# Low dose aspirin in pregnancy (re pre-eclampsia)



## Ellie.st (Mar 11, 2005)

Dear Maz

Would appreciate your advice (once again!).

I am 17 weeks pregnant at the moment and on consultant's prescription have been taking 75mg aspirin each day since 12 weeks in hope of reducing the chances of pre-eclampsia developing.  (I developed it in my first pregnancy leading to premature delivery of DD).

I got a new pack of aspirin today (from different manufacturer) which says (unlike last pack) that it should not be taken in later stages of pregnancy. What would count as "later stages" (third trimester?) and should I be asking consultant about stopping taking it when I get to that stage?  I guess it's a question of weighing up risks re possible effects of aspirin on baby agaiinst risks of pre-eclampsia but from what I have read, the jury still seems to be out on effectiveness of aspirin re pre-eclampsia so it would be useful to know if there are significant risks to the baby from aspirin.

Thanks in advance for any light you can shed.  

Ellie


----------



## mazv (Jul 31, 2006)

Hi Ellie,

The increased risks with aspirin (and all NSAIDs) is in third tri after 28 weeks but this is in assosciation with doses used for pain relief (300mg plus) Low dose 75mg can be used throughout pregnancy if clinically indicated.
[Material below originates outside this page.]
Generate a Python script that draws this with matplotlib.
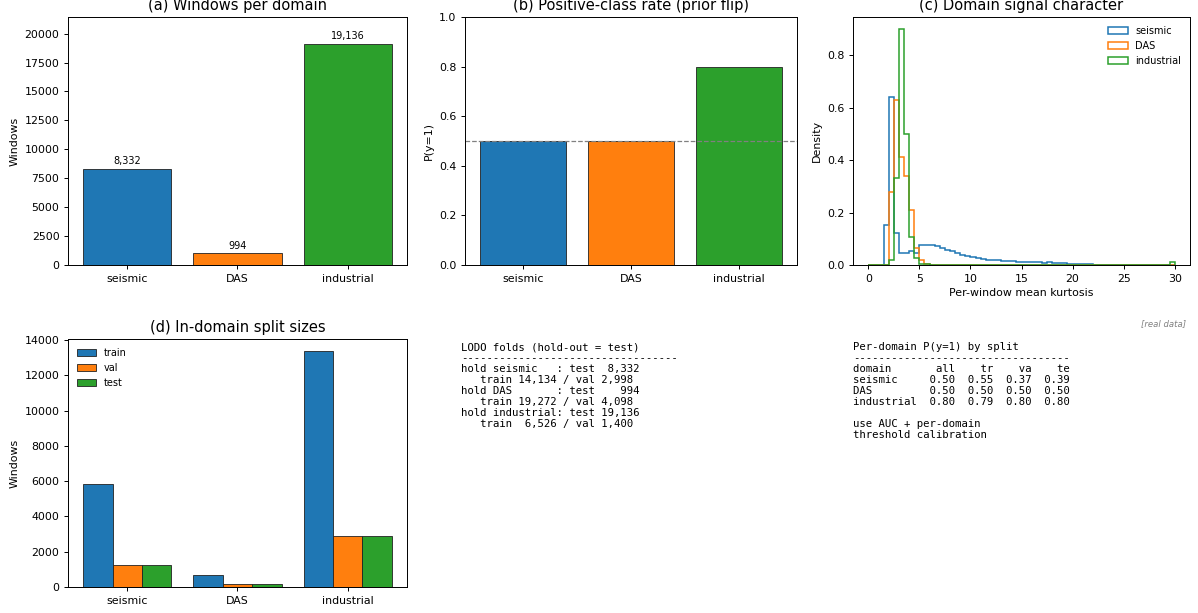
import numpy as np
import matplotlib
matplotlib.use("Agg")
import matplotlib.pyplot as plt

domains = ["seismic", "DAS", "industrial"]
windows = [8332, 994, 19136]
pos_rate = [0.50, 0.50, 0.80]

split_names = ["train", "val", "test"]
split_train = [5832, 696, 13395]
split_val = [1250, 149, 2870]
split_test = [1250, 149, 2871]

# per-window mean kurtosis histograms (density, bin width 0.5 from 0 to 30)
kurt_edges = np.arange(0, 30.5, 0.5)
dens_seismic = [0, 0, 0, 0.152, 0.64, 0.122, 0.044, 0.045, 0.055, 0.045,
                0.075, 0.078, 0.077, 0.073, 0.066, 0.059, 0.052, 0.046, 0.039, 0.034,
                0.029, 0.025, 0.022, 0.020, 0.019, 0.018, 0.017, 0.016, 0.014, 0.012,
                0.010, 0.011, 0.012, 0.010, 0.008, 0.010, 0.007, 0.006, 0.006, 0.005,
                0.005, 0.005, 0.004, 0.002, 0, 0, 0, 0, 0, 0,
                0, 0, 0, 0, 0, 0, 0, 0, 0, 0]
dens_das = [0, 0, 0, 0, 0.28, 0.63, 0.41, 0.34, 0.21, 0.066,
            0.02, 0.003, 0, 0, 0, 0, 0, 0, 0, 0,
            0, 0, 0, 0, 0, 0, 0, 0, 0, 0,
            0, 0, 0, 0, 0, 0, 0, 0, 0, 0,
            0, 0, 0, 0, 0, 0, 0, 0, 0, 0,
            0, 0, 0, 0, 0, 0, 0, 0, 0, 0]
dens_industrial = [0, 0, 0, 0, 0.02, 0.33, 0.90, 0.50, 0.105, 0.025,
                   0.005, 0.002, 0.001, 0.001, 0.001, 0, 0.001, 0.001, 0, 0,
                   0, 0, 0, 0, 0, 0, 0, 0, 0, 0,
                   0, 0, 0.001, 0.001, 0, 0, 0, 0, 0, 0,
                   0.001, 0.001, 0.001, 0.001, 0, 0, 0, 0, 0, 0,
                   0, 0, 0, 0, 0, 0.001, 0.001, 0.001, 0, 0.012]

lodo_rows = [("seismic", 8332, 14134, 2998),
             ("DAS", 994, 19272, 4098),
             ("industrial", 19136, 6526, 1400)]
prate_rows = [("seismic", 0.50, 0.55, 0.37, 0.39),
              ("DAS", 0.50, 0.50, 0.50, 0.50),
              ("industrial", 0.80, 0.79, 0.80, 0.80)]

colors = ["#1f77b4", "#ff7f0e", "#2ca02c"]
s = 0.88  # the reference looks like a downscaled render
plt.rcParams.update({
    "font.size": 9 * s,
    "axes.titlesize": 12 * s,
    "axes.titlepad": 6 * s,
    "axes.labelpad": 4 * s,
    "axes.linewidth": 0.8 * s,
    "xtick.major.size": 3.5 * s,
    "ytick.major.size": 3.5 * s,
    "xtick.major.width": 0.8 * s,
    "ytick.major.width": 0.8 * s,
    "xtick.major.pad": 3.5 * s,
    "ytick.major.pad": 3.5 * s,
})
W, H = 1198, 613
fig = plt.figure(figsize=(W / 100, H / 100), dpi=100)

def rect(l, r, t, b):
    return [l / W, 1 - b / H, (r - l) / W, (b - t) / H]

# (a)
ax_a = fig.add_axes(rect(68, 407, 17, 265))
x = np.arange(len(domains))
bars = ax_a.bar(x, windows, color=colors, edgecolor="#222222", linewidth=0.6)
for b, v in zip(bars, windows):
    ax_a.text(b.get_x() + b.get_width() / 2, v + 250, f"{v:,}",
              ha="center", va="bottom", fontsize=8 * s)
ax_a.set_xticks(x)
ax_a.set_xticklabels(domains)
ax_a.set_ylim(0, max(windows) * 1.12)
ax_a.set_ylabel("Windows")
ax_a.set_title("(a) Windows per domain")

# (b)
ax_b = fig.add_axes(rect(465, 797, 17, 265))
ax_b.bar(x, pos_rate, color=colors, edgecolor="#222222", linewidth=0.6)
ax_b.axhline(0.5, color="gray", linestyle="--", linewidth=0.9)
ax_b.set_xticks(x)
ax_b.set_xticklabels(domains)
ax_b.set_ylim(0, 1)
ax_b.set_ylabel("P(y=1)")
ax_b.set_title("(b) Positive-class rate (prior flip)")

# (c)
ax_c = fig.add_axes(rect(853, 1190, 17, 265))
for dens, name, c in zip([dens_seismic, dens_das, dens_industrial], domains, colors):
    ax_c.hist(kurt_edges[:-1], bins=kurt_edges, weights=dens, histtype="step",
              color=c, linewidth=1.1, label=name)
ax_c.set_xlabel("Per-window mean kurtosis")
ax_c.set_ylabel("Density")
ax_c.set_title("(c) Domain signal character")
ax_c.legend(frameon=False, fontsize=8 * s, loc="upper right")
fig.text(1186 / W, 1 - 324 / H, "[real data]", ha="right", va="center",
         fontsize=7 * s, color="gray", style="italic")

# (d)
ax_d = fig.add_axes(rect(68, 407, 339, 587))
w = 0.8 / 3
for k, (vals, name) in enumerate(zip([split_train, split_val, split_test], split_names)):
    ax_d.bar(x + (k - 1) * w, vals, width=w, color=colors[k],
             edgecolor="#222222", linewidth=0.6, label=name)
ax_d.set_xticks(x)
ax_d.set_xticklabels(domains)
ax_d.set_ylabel("Windows")
ax_d.set_title("(d) In-domain split sizes")
ax_d.legend(frameon=False, fontsize=8 * s, loc="upper left")

# text panels
lines = ["LODO folds (hold-out = test)", "-" * 34]
for name, te, tr, va in lodo_rows:
    lines.append(f"hold {name:<10s}: test {te:>6,}")
    lines.append(f"   train {tr:>6,} / val {va:,}")
fig.text(461 / W, 1 - 342 / H, "\n".join(lines), family="DejaVu Sans Mono",
         fontsize=7.7, va="top", ha="left", linespacing=1.12)

lines = ["Per-domain P(y=1) by split", "-" * 34,
         f"{'domain':<12s}{'all':>4s}{'tr':>6s}{'va':>6s}{'te':>6s}"]
for name, a, tr, va, te in prate_rows:
    lines.append(f"{name:<12s}{a:4.2f}{tr:6.2f}{va:6.2f}{te:6.2f}")
lines += ["", "use AUC + per-domain", "threshold calibration"]
fig.text(853 / W, 1 - 342 / H, "\n".join(lines), family="DejaVu Sans Mono",
         fontsize=7.7, va="top", ha="left", linespacing=1.12)

fig.savefig("out.png", dpi=100)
As you say it is a case of weighing up risk v benefit. Given your history then it is appropriate and will be fine to continue. Like you say evidence for use in preventing pre-eclampsia isn't overwhelming but it is a recognised treatment so worth trying at least.

Hope this helps 
Maz x


----------



## Ellie.st (Mar 11, 2005)

Thanks, Maz.  Much appreciated.

Thanks again.

Ellie


----------